- [SUPPLIED INFORMATION]
[START]
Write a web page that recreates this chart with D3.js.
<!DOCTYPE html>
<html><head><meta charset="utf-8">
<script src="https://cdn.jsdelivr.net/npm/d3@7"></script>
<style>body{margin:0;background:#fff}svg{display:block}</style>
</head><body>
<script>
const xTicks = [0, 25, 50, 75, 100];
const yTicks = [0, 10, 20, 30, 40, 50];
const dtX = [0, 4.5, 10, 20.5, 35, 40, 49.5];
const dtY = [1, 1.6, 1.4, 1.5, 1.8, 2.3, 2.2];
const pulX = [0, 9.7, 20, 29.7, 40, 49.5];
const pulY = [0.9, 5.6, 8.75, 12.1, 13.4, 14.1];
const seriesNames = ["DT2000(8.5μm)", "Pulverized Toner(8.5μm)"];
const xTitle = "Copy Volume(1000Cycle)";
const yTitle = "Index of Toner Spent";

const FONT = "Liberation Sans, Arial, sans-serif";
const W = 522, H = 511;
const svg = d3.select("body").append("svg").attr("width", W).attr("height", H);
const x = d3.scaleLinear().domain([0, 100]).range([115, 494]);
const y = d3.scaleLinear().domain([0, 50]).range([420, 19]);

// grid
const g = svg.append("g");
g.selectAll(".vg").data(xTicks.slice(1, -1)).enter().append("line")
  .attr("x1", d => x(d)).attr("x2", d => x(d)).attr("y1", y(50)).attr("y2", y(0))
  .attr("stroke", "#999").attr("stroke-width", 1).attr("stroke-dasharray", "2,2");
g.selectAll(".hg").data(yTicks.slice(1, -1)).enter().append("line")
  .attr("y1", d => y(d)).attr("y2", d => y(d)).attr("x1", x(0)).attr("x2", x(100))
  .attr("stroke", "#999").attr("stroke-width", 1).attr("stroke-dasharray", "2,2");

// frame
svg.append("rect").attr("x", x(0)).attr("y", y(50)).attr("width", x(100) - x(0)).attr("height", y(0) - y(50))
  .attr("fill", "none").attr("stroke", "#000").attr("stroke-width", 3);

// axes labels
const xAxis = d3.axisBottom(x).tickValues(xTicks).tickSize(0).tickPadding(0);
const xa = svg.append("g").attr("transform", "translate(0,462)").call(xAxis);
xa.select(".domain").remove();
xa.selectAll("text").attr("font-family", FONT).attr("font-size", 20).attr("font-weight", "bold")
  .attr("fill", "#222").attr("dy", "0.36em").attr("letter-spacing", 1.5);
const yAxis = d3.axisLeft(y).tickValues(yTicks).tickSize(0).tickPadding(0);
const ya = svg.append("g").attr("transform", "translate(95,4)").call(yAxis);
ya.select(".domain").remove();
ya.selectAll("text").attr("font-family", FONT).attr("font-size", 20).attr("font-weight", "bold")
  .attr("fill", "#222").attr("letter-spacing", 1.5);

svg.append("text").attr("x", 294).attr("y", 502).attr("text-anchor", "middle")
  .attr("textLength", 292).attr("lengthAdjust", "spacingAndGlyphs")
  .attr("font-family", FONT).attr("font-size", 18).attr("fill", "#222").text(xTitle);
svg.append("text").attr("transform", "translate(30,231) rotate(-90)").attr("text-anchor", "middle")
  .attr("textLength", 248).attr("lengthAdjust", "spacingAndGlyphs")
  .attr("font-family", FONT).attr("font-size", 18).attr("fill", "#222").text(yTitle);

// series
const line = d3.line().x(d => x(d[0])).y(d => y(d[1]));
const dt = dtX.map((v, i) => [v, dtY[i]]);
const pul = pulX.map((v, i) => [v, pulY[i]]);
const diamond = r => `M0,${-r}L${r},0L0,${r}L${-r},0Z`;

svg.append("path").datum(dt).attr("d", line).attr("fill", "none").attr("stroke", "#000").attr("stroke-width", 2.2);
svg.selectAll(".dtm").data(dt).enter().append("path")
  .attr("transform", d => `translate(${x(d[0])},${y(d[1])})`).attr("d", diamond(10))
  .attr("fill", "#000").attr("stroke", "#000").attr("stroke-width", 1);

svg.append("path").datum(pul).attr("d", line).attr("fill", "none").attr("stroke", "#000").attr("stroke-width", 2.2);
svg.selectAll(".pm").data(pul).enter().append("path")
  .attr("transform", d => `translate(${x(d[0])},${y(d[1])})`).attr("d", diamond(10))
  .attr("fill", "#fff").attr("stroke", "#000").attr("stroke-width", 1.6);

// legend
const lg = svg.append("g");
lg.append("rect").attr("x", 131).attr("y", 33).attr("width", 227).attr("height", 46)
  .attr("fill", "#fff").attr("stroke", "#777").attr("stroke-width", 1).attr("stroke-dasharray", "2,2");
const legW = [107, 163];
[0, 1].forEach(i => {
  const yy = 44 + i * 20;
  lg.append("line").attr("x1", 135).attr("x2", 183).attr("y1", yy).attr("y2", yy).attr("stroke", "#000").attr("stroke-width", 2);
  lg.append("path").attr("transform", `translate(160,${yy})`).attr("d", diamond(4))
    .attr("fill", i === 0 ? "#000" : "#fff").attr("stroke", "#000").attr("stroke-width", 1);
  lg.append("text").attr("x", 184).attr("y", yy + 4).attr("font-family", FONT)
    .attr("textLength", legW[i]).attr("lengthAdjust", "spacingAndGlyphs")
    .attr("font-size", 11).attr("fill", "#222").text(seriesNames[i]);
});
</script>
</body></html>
[END]
[START]
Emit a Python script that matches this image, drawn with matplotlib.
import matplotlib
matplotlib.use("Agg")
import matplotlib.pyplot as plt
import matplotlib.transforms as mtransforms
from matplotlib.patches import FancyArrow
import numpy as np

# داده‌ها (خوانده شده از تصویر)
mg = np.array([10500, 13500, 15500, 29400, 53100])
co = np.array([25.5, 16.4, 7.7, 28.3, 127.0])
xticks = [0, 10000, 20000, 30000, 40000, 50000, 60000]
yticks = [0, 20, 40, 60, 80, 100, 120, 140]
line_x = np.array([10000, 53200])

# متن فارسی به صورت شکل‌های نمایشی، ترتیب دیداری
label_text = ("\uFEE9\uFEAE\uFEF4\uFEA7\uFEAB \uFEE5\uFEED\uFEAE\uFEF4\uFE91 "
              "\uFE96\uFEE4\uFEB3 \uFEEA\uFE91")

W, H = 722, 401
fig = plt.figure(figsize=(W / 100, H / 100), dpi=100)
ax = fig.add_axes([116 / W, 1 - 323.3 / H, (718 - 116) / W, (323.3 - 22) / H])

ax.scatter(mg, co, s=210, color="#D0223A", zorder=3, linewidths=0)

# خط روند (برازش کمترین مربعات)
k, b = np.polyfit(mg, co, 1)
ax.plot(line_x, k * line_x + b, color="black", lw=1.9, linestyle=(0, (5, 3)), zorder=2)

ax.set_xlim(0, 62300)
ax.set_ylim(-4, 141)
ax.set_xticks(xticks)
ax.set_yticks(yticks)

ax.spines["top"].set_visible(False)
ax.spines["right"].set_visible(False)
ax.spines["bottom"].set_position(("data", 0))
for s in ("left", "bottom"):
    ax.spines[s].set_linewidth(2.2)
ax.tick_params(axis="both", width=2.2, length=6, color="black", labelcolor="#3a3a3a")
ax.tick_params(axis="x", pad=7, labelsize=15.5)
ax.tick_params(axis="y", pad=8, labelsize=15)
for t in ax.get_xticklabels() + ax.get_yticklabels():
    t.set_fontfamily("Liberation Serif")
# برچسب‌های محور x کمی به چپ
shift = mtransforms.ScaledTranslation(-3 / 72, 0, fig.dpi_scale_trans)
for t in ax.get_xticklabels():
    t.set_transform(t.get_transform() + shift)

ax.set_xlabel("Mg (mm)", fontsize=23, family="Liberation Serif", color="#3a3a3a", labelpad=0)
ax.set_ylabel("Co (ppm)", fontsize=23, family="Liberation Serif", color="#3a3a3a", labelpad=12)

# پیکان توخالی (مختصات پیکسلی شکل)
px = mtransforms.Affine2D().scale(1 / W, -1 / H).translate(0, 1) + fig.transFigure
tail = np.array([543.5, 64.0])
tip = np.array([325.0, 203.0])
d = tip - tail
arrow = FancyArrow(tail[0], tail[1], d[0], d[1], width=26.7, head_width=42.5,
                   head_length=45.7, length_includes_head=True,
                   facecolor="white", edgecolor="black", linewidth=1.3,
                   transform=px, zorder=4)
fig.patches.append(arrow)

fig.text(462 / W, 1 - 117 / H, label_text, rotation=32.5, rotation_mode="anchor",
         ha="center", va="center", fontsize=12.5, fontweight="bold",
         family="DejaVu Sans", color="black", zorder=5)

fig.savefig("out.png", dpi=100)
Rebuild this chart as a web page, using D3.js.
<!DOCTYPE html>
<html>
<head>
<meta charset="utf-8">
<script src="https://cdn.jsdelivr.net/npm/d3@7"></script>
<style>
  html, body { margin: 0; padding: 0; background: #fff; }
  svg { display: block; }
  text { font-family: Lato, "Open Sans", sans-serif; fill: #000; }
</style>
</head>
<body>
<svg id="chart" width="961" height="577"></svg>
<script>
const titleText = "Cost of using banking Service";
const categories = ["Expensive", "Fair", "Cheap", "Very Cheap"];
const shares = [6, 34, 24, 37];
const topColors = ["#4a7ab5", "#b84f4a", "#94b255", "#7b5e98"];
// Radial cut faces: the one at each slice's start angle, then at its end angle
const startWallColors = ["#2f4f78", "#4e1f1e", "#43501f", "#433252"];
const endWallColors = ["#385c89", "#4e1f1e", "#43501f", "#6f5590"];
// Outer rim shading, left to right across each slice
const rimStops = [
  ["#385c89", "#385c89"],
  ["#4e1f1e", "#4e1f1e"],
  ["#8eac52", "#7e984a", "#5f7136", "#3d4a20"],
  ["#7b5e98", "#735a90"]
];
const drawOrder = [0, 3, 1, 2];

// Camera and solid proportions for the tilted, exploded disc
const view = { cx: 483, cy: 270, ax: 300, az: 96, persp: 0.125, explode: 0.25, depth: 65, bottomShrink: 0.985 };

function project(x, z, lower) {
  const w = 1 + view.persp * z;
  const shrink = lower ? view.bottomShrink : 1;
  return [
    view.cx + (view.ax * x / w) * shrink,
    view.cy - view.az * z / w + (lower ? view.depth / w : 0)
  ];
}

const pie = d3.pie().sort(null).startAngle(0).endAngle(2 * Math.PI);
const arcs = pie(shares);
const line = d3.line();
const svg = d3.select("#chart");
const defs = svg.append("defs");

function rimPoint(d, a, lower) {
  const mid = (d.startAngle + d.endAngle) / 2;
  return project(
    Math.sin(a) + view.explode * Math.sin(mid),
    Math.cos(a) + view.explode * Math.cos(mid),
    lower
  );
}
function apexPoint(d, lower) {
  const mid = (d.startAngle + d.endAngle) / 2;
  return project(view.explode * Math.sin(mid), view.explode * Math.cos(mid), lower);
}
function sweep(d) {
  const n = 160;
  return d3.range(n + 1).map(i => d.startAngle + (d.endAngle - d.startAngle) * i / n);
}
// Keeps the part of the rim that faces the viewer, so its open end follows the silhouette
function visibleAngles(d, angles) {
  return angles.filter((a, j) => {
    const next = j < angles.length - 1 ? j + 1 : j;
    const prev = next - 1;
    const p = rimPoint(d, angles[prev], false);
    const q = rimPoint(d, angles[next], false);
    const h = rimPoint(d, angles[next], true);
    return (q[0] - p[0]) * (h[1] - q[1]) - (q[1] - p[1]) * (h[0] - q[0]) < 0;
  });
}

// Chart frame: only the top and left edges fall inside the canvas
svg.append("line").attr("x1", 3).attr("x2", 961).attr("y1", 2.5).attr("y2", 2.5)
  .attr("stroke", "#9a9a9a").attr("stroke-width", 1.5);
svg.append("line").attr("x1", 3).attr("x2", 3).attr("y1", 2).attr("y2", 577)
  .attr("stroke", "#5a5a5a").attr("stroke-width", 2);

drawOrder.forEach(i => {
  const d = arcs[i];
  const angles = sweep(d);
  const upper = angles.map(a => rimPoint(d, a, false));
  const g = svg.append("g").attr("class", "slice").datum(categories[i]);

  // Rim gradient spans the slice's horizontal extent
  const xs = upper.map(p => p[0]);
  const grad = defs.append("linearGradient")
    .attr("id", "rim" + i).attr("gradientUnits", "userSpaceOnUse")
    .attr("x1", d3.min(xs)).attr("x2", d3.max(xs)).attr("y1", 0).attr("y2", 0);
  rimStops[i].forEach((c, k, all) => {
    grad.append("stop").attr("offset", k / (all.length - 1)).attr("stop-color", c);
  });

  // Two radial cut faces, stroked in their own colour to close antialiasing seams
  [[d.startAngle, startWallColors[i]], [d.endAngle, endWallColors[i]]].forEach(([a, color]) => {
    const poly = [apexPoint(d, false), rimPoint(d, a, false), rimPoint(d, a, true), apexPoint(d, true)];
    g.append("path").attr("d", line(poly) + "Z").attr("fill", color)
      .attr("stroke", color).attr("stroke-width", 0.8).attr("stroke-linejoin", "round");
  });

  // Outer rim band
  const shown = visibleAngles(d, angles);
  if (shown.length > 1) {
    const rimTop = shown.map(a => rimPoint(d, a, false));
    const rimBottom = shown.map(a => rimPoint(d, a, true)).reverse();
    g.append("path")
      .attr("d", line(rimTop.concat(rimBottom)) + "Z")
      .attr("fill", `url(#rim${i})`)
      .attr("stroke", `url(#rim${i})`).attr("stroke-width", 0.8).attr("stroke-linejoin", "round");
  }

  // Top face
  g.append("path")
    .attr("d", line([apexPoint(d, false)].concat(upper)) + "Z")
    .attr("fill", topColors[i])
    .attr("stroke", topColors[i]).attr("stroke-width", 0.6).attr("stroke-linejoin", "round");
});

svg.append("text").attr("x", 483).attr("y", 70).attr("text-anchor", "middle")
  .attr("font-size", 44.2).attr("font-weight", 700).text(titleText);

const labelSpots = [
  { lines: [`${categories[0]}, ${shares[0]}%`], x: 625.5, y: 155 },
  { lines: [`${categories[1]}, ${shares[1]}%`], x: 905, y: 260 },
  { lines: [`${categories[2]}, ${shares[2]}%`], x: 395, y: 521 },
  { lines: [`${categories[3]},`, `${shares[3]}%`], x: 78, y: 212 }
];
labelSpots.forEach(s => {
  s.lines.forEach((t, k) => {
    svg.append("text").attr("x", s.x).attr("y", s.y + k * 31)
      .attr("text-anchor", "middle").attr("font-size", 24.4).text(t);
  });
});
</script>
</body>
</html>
[END]
- [REQUIREMENTS]
Between the line containing "Emit a Python" and the line containing "import numpy as np" lies the part to return. Return it exactly, counting both of those lines.

- [WRITTEN RESPONSE]
Emit a Python script that matches this image, drawn with matplotlib.
import matplotlib
matplotlib.use("Agg")
import matplotlib.pyplot as plt
import matplotlib.transforms as mtransforms
from matplotlib.patches import FancyArrow
import numpy as np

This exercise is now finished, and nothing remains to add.